Nick Marr, co-founder of property classifieds site, TheHouseShop, believes that the report’s strong criticism of the Government’s constant intervention in the private rental sector should be addressed.

‘The report is not very complimentary of the government’s attempts to curb the growth of the buy to let sector and the committee heard evidence from the Council of Mortgage Lenders who predicted that the overall effect of these changes would be counterproductive and, in fact, increase the cost and limit the availability of private rented sector homes,’ he pointed out.

‘In particular, the higher rate of Stamp Duty for second homes has been seen as a significant barrier to the development of a thriving Build to Rent sector. The committee heard during evidence that an estimated £30 to £50 billion worth of investment into the PRS could be available from institutional investors, but that the prospect of higher Stamp Duty charges and the fear of further changes to rules and regulations in the PRS have scared off large scale investors,’ he said.

‘The best thing that the Government can do for the UK’s tenants and stakeholders in the private rental sector would be to reverse, or at least reduce, the higher Stamp Duty charge and to reassure both individual landlords and institutional investors that the UK PRS is a safe and secure place for their money, and that conditions will remain as they are for the foreseeable future,’ he explained.
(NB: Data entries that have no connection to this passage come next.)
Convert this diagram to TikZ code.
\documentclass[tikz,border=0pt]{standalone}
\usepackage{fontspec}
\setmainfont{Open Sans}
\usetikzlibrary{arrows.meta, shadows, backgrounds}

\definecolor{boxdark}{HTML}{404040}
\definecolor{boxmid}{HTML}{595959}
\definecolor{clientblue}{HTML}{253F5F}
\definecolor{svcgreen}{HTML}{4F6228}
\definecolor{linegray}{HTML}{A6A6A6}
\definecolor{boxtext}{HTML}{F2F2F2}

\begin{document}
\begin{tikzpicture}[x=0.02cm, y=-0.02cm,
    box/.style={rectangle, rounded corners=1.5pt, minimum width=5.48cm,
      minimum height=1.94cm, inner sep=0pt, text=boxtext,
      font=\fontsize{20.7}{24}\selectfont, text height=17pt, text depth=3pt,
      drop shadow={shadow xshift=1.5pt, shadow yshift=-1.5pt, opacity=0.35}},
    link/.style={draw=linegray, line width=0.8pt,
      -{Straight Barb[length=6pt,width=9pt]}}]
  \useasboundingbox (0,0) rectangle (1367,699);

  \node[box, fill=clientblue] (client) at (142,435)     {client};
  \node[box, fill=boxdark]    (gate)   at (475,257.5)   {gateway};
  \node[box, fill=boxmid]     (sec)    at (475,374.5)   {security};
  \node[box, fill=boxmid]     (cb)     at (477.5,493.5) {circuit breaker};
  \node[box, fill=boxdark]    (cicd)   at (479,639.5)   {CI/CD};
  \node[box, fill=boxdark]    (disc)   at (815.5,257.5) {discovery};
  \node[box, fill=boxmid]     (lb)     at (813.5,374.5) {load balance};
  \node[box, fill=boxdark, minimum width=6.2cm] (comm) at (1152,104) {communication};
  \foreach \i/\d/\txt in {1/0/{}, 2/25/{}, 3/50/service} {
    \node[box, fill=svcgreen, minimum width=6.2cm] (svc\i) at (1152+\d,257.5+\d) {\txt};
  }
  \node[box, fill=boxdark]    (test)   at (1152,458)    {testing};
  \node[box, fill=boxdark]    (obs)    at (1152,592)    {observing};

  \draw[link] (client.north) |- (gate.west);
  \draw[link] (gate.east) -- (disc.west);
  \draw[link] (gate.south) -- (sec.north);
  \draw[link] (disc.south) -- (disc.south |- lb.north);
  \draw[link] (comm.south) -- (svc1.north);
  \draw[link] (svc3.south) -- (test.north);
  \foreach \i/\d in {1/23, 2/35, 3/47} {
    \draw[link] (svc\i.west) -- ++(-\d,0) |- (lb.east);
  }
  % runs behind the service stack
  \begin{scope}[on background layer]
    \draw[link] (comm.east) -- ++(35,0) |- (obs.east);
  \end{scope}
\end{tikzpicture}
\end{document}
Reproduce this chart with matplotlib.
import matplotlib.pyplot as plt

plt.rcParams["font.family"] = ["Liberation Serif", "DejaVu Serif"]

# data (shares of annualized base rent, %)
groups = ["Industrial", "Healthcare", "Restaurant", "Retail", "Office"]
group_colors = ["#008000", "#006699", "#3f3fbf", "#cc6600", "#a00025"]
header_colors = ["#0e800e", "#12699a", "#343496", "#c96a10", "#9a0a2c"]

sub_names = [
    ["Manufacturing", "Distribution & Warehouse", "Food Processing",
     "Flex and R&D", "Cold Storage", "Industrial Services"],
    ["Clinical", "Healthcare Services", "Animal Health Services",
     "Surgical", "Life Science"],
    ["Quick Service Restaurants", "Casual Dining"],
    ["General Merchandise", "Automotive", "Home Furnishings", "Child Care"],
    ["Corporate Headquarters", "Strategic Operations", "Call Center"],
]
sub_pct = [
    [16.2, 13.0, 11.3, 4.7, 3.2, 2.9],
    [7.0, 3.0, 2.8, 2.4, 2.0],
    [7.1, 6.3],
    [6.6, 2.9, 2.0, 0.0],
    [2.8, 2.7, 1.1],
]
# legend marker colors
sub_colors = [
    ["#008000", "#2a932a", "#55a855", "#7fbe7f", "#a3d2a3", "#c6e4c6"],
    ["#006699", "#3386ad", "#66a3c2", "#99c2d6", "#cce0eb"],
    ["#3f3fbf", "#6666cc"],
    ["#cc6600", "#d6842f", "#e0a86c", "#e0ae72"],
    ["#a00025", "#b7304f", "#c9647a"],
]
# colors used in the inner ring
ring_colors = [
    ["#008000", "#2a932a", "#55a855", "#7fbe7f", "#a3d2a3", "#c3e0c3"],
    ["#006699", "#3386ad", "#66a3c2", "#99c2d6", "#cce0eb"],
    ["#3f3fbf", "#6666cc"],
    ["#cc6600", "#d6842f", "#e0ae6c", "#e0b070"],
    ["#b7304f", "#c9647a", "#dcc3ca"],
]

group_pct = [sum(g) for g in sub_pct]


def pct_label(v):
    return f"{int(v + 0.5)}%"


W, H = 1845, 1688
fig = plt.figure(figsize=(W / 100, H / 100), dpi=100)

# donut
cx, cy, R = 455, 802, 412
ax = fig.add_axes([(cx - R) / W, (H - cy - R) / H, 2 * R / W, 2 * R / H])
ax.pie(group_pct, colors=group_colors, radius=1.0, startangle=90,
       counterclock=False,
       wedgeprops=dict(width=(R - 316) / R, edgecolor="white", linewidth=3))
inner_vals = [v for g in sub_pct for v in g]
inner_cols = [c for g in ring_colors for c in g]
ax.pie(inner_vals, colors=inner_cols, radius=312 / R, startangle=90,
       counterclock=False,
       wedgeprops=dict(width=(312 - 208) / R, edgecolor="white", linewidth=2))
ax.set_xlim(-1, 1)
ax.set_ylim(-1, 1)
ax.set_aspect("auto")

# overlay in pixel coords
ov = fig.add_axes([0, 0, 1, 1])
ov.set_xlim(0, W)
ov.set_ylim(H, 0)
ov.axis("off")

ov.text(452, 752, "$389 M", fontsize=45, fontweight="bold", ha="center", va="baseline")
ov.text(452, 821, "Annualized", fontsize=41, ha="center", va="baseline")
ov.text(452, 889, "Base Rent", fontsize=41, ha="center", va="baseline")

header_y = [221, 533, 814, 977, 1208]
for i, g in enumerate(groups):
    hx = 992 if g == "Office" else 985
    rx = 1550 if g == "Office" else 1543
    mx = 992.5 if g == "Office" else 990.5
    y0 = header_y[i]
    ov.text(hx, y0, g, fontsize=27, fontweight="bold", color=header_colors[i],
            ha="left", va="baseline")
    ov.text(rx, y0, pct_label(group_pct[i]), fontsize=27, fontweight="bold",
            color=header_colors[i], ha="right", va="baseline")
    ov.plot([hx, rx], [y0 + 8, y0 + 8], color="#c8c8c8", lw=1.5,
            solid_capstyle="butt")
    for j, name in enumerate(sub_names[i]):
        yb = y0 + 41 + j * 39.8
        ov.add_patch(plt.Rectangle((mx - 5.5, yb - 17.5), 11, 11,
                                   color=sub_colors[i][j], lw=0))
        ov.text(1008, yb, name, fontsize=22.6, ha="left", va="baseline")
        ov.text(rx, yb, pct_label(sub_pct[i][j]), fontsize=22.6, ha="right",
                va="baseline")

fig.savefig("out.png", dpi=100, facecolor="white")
He also explained that a positive point for landlords from the report was that even if we meet the ambitious home building targets set out in the report, this would only have a moderating effect on house prices and rents.

‘Many of the landlords we speak to are concerned that attempts to boost supply would result in house prices and rents decreasing as a result of less demand, but, as this report shows, landlords should feel confident that they can sustain the value of their properties and their annual rental incomes for many years to come,’ he added.